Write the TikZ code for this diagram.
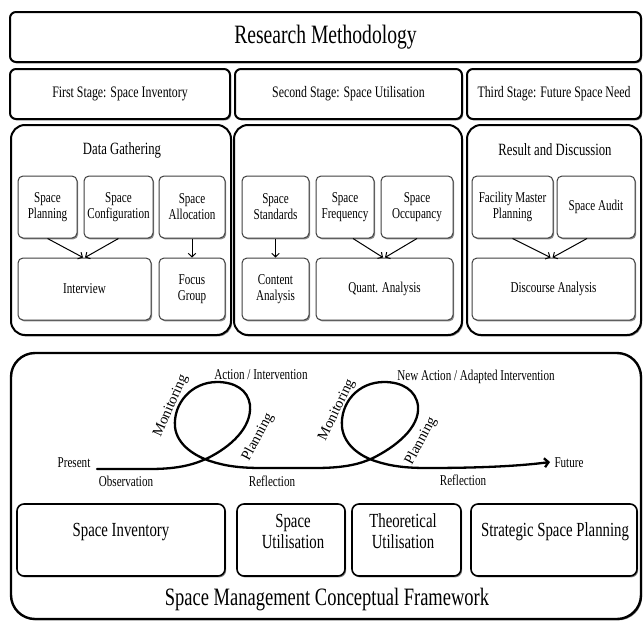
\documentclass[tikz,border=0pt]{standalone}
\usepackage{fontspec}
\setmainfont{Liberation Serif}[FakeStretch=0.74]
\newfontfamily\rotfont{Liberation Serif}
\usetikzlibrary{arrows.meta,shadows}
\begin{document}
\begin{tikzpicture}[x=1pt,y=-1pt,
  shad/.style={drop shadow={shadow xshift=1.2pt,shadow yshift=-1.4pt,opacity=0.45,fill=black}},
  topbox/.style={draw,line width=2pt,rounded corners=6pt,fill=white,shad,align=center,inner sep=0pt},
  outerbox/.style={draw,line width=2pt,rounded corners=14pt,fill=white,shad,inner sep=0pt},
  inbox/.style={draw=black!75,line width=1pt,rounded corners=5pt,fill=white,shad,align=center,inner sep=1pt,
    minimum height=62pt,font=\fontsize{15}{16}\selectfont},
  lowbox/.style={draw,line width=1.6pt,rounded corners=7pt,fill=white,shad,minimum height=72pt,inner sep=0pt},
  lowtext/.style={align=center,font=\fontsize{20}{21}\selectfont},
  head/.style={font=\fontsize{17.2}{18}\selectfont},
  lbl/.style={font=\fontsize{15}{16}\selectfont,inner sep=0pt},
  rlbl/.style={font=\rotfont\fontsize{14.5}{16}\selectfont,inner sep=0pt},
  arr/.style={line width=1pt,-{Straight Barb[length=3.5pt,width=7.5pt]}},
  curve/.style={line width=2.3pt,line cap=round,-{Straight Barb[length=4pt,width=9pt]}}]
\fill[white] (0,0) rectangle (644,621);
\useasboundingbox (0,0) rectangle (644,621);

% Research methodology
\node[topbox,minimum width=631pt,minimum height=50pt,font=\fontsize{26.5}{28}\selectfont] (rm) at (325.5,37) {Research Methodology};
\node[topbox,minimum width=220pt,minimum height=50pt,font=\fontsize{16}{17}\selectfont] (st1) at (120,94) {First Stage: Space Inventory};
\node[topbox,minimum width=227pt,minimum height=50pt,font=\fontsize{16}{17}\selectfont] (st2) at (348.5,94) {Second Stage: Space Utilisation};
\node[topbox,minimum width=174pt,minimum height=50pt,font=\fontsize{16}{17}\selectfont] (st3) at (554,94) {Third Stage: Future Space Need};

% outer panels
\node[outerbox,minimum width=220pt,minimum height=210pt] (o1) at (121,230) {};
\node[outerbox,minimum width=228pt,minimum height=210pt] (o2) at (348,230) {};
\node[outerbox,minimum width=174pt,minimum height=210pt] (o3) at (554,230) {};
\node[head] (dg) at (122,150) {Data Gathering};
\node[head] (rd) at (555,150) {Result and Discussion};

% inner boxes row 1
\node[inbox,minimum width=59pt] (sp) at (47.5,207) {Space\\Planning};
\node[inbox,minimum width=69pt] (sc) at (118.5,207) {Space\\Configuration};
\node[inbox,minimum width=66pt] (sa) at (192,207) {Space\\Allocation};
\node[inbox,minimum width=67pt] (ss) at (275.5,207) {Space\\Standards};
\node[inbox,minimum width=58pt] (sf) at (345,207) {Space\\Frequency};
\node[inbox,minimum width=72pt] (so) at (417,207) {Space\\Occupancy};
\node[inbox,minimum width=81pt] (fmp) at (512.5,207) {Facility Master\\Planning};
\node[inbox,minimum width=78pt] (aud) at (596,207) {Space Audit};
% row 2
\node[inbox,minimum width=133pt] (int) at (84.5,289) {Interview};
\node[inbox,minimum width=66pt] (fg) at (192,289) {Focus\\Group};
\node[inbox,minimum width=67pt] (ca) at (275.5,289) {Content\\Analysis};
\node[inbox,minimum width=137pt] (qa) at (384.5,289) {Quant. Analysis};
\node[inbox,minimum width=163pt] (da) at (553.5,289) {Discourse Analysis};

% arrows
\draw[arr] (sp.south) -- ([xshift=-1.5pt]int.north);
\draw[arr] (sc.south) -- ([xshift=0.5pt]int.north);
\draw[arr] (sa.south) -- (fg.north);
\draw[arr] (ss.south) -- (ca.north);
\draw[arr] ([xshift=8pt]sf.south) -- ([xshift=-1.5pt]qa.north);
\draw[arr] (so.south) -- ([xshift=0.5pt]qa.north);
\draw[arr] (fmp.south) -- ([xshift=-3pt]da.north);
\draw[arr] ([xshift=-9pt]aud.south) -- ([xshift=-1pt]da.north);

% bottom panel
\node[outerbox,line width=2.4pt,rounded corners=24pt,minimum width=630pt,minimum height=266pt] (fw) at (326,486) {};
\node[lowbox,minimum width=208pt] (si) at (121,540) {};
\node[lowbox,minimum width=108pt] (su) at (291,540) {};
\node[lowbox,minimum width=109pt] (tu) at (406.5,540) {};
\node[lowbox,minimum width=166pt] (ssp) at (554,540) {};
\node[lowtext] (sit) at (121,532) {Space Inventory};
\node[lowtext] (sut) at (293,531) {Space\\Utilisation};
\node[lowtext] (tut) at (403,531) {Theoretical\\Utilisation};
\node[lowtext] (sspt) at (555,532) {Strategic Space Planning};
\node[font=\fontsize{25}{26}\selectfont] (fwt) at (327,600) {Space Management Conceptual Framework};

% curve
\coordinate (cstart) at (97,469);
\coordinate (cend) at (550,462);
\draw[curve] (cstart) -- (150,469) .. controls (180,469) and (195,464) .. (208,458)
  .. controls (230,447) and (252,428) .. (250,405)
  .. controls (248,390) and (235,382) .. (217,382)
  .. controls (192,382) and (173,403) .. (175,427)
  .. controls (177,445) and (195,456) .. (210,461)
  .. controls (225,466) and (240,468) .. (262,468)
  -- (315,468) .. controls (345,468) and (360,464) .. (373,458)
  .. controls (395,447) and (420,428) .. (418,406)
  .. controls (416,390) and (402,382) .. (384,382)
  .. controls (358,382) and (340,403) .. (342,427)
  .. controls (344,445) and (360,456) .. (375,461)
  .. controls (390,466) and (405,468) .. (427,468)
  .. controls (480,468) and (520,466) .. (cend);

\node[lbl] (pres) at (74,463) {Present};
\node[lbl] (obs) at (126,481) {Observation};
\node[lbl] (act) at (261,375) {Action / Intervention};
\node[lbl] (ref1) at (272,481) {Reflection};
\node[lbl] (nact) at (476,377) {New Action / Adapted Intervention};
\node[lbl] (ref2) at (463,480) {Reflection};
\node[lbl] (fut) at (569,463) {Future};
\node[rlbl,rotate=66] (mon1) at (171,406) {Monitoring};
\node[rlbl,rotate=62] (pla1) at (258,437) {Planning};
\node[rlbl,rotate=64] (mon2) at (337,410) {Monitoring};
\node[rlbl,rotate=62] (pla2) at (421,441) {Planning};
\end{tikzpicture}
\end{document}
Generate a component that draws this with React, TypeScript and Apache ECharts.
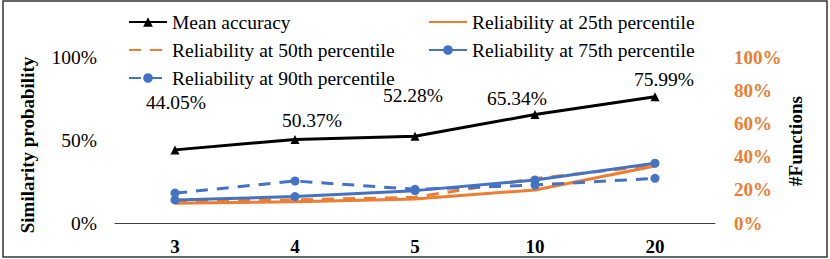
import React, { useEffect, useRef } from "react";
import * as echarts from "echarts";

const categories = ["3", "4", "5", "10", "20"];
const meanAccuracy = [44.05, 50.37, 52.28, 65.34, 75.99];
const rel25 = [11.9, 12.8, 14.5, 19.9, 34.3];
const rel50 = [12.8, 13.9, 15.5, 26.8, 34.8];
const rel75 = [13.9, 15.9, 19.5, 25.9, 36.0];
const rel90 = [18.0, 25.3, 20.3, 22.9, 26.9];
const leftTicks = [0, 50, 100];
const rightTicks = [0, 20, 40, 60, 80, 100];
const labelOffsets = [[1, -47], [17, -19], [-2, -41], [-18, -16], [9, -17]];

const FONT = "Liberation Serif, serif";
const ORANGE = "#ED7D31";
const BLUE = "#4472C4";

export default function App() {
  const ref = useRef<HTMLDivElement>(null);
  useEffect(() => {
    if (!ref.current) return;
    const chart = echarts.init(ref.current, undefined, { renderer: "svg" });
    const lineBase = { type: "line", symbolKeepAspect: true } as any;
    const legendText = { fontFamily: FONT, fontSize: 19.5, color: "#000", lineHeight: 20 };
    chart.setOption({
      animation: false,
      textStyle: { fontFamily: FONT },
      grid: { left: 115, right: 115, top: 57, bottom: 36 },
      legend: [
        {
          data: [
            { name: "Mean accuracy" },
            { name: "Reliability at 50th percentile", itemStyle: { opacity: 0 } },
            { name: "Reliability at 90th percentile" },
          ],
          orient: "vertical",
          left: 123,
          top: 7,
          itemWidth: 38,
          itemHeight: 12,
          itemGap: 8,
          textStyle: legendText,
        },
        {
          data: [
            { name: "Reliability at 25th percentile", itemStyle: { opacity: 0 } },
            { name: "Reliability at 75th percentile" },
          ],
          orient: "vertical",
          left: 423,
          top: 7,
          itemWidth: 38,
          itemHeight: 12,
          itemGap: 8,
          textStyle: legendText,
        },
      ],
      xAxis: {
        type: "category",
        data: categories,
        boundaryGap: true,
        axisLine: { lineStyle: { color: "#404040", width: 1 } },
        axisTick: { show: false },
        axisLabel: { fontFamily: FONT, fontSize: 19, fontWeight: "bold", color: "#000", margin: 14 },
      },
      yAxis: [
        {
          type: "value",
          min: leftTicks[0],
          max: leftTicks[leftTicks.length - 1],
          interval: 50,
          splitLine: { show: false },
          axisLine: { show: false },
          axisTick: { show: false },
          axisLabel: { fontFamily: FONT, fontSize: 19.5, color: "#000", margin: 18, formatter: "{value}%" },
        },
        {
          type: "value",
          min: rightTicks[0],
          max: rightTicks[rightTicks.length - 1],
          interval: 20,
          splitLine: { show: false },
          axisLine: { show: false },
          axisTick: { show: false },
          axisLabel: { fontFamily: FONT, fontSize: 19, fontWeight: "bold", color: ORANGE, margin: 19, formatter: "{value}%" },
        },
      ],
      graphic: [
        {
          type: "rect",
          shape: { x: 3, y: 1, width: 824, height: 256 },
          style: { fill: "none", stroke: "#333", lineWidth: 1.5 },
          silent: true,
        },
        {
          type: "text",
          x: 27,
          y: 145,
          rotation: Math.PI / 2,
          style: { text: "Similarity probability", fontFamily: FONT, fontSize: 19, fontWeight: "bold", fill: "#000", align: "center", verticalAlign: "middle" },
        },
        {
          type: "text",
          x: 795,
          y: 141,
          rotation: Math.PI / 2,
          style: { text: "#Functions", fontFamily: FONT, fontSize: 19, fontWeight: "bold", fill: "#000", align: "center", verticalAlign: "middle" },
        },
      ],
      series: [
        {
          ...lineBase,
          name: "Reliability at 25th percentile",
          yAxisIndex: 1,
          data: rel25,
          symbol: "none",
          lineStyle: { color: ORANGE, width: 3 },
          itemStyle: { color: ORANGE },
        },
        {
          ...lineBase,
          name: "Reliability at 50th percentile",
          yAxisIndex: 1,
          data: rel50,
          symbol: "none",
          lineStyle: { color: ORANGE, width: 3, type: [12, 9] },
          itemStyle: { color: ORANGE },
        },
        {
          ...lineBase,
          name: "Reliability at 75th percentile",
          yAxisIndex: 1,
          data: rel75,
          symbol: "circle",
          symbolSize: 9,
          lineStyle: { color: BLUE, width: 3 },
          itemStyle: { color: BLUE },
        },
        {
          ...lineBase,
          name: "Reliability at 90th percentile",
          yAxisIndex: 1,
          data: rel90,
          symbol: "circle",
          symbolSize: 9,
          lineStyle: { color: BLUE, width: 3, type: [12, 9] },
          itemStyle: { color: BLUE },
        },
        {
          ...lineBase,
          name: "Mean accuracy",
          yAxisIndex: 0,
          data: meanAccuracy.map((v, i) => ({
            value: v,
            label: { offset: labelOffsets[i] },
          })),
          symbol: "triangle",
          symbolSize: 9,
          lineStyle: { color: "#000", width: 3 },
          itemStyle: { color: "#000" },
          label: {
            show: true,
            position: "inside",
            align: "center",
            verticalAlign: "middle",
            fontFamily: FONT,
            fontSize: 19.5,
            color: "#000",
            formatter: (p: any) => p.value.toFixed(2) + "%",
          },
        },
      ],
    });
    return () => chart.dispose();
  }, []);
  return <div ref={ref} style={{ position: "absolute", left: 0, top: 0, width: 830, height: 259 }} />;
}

========================================================================

_To be done_
Copy the lines above exactly, starting at the one with "Generate a component" and ending at the one with "import * as", both included. Leave out any pictures and add nothing else.

_Response to the exercise_
Generate a component that draws this with React, TypeScript and Apache ECharts.
import React, { useEffect, useRef } from "react";
import * as echarts from "echarts";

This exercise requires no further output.